The Georgia Bulletin

Tue, Dec 2, 2008


What I Have Seen and Heard - Archbishop Gregory's Weekly Column

Girl's comment saved 'I Am the Bread of Life' song from trash bin

Published: 2007-10-18

WASHINGTON (CNS) -- An unsolicited comment from a high school girl kept one of the most popular hymns of the Second Vatican Council era, "I Am the Bread of Life," from meeting an untimely fate. Mercy Sister Suzanne Toolan, who composed the song, said she had been asked to write a song for an event in the Archdiocese of San Francisco -- possibly a eucharistic event, she recalled --and was writing on deadline.

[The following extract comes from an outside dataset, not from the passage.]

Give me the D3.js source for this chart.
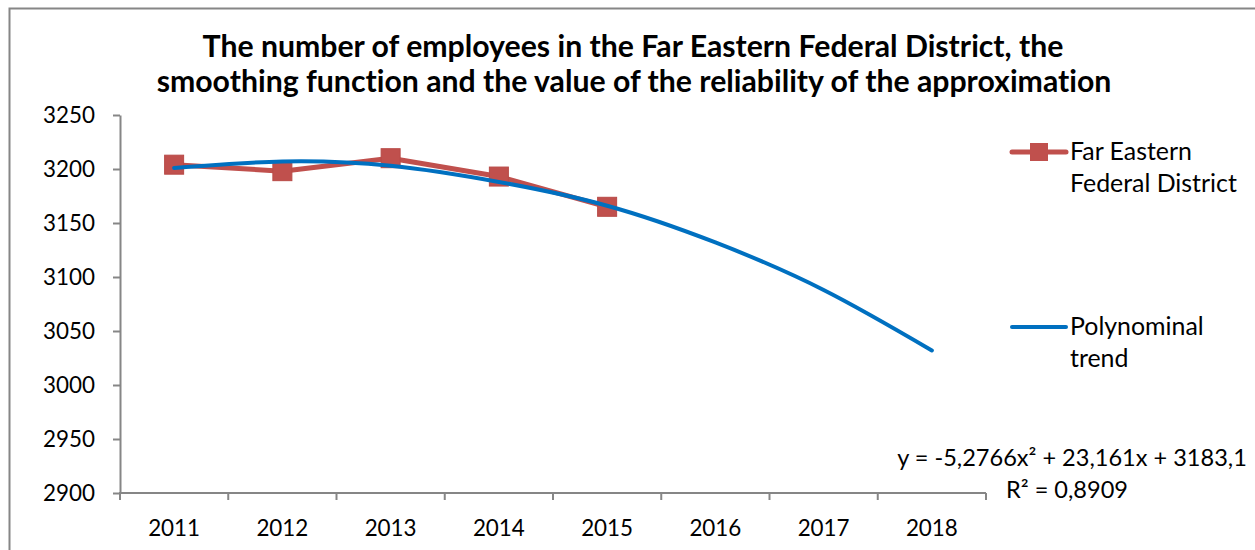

At the Catholic girls' high school in California where she was teaching in 1966, Sister Suzanne used an unoccupied room next to the school infirmary to finish what became "I Am the Bread of Life." "I worked on it, and I tore it up. I thought, 'This will not do,'" she told Catholic News Service in an Oct. 16 telephone interview from her order's convent in Burlingame, Calif. "And this little girl came out of the infirmary and said, 'What was that? That was beautiful!' I went right back and Scotch-taped it up." The rest, as they say, is history. Sister Suzanne, who was to celebrate her 80th birthday Oct. 24, is an author now as well, getting credit as a co-author with Elizabeth Dossa, communications officer for the Mercy Sisters in Burlingame, for a book titled "I Am the Bread of Life."